High Buffer Utilization
This fault is reported if the number of buffers used exceeds the Memory Buffer Utilization Threshold. Access this event notification in the alarm log to view the percentage of small, medium, big, large, and huge buffers used. For more information about this threshold, which is contained in the Processor and Memory setting, see the "Memory Buffer Utilization Threshold" section.
High Utilization
This fault is reported if the processor utilization exceeds the Processor Utilization Threshold. For more information about this threshold, which is contained in the Processor and Memory setting, see the "Processor Utilization Threshold" section.
Insufficient Free Memory
This fault is reported if the system is running out of memory resources and the percentage of free memory falls below the Free Memory Threshold. This fault is also reported if there has been a failure to allocate a buffer due to lack of memory.
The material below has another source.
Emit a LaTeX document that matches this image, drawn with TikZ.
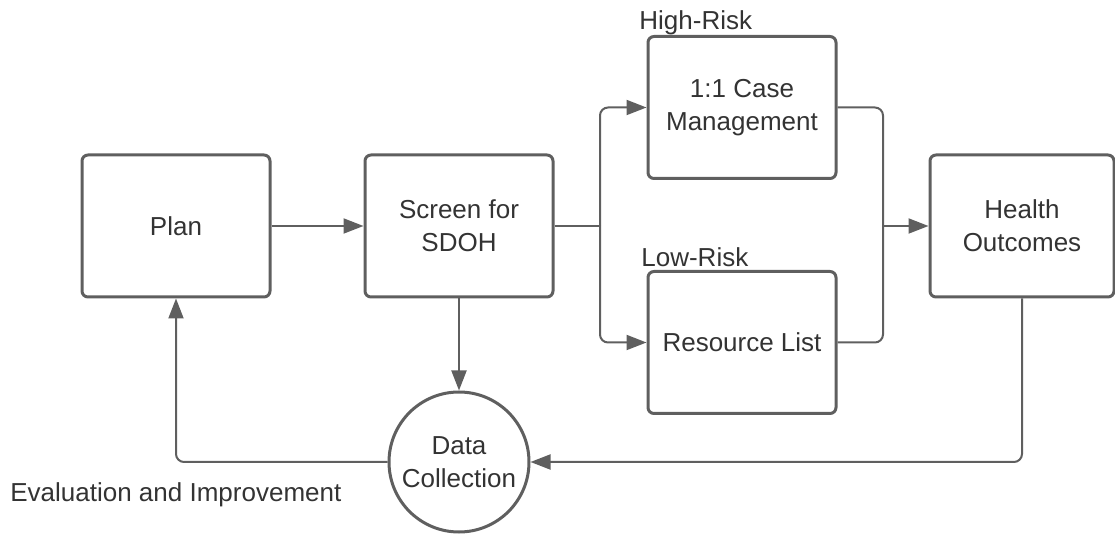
\documentclass[tikz,border=0pt]{standalone}
\usepackage{fontspec}
\setmainfont{Liberation Sans}
\usetikzlibrary{arrows.meta,positioning}

\definecolor{linegray}{HTML}{5F5F5F}
\definecolor{textgray}{HTML}{333333}

\tikzset{
  box/.style={draw=linegray, line width=1.5pt, rounded corners=3pt,
    minimum width=94pt, minimum height=71pt, align=center,
    text=textgray, font=\fontsize{13}{16.5}\selectfont},
  round/.style={circle, draw=linegray, line width=1.5pt, minimum size=70pt,
    inner sep=0pt, align=center, text=textgray,
    font=\fontsize{13}{16.5}\selectfont},
  tag/.style={text=textgray, inner sep=0pt, font=\fontsize{13}{16.5}\selectfont},
  link/.style={draw=linegray, line width=1pt, rounded corners=4pt},
  arr/.style={link, -{Triangle[length=10pt,width=7.5pt]}}
}

\begin{document}
\begin{tikzpicture}[x=0.5pt,y=-0.5pt]
    \useasboundingbox (0,0) rectangle (1115,534);

    \node[box] at (176,226) (plan){Plan};
    \node[box] at (459,226) (screen){Screen for\\SDOH};
    \node[box] at (742,107.5) (case){1:1 Case\\Management};
    \node[box] at (742,342.5) (resource){Resource List};
    \node[box, minimum width=92pt] at (1022,226) (health){Health\\Outcomes};
    \node[round] at (459,462) (data){Data\\Collection};

    \node[tag, anchor=base west] at (639,30) (high){High-Risk};
    \node[tag, anchor=base west] at (641,267) (low){Low-Risk};
    \node[tag, anchor=base west] at (10,502) (eval){Evaluation and Improvement};

    \coordinate (split) at (600,226);
    \coordinate (merge) at (883,226);

    \draw[arr] (plan) -- (screen);
    \draw[link] (screen.east) -- (split);
    \draw[arr] (split) |- (case.west);
    \draw[arr] (split) |- (resource.west);
    \draw[link] (case.east) -| (merge);
    \draw[link] (resource.east) -| (merge);
    \draw[arr] (merge) -- (health.west);
    \draw[arr] (screen.south) -- (data.north);
    \draw[arr] (health.south) |- (data.east);
    \draw[arr] (data.west) -| (plan.south);
\end{tikzpicture}
\end{document}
For more information about this threshold, which is contained in the Processor and Memory setting, see the "Free Memory Threshold" section.
Temperature Exception
A Temperature Exception indicates that the temperature conditions around the device present a potential hazard. The following faults can trigger a Temperature Exception.
Fan State Not Normal
This fault is reported if the fan for this device is not in the NORMAL state. The fan state can be NORMAL, WARNING, or CRITICAL.
Temperature Out of Range
This fault is reported if the temperature for this device is outside the normal operating range and exceeds the Relative Temperature Threshold.
For more information about this threshold, which is contained in the Environment setting, see the "Relative Temperature Threshold" section.
Temperature State Not Normal
This fault is reported if the temperature sensor for this device is reporting abnormal temperature measurements. The temperature sensor state can be NORMAL, WARNING, or CRITICAL.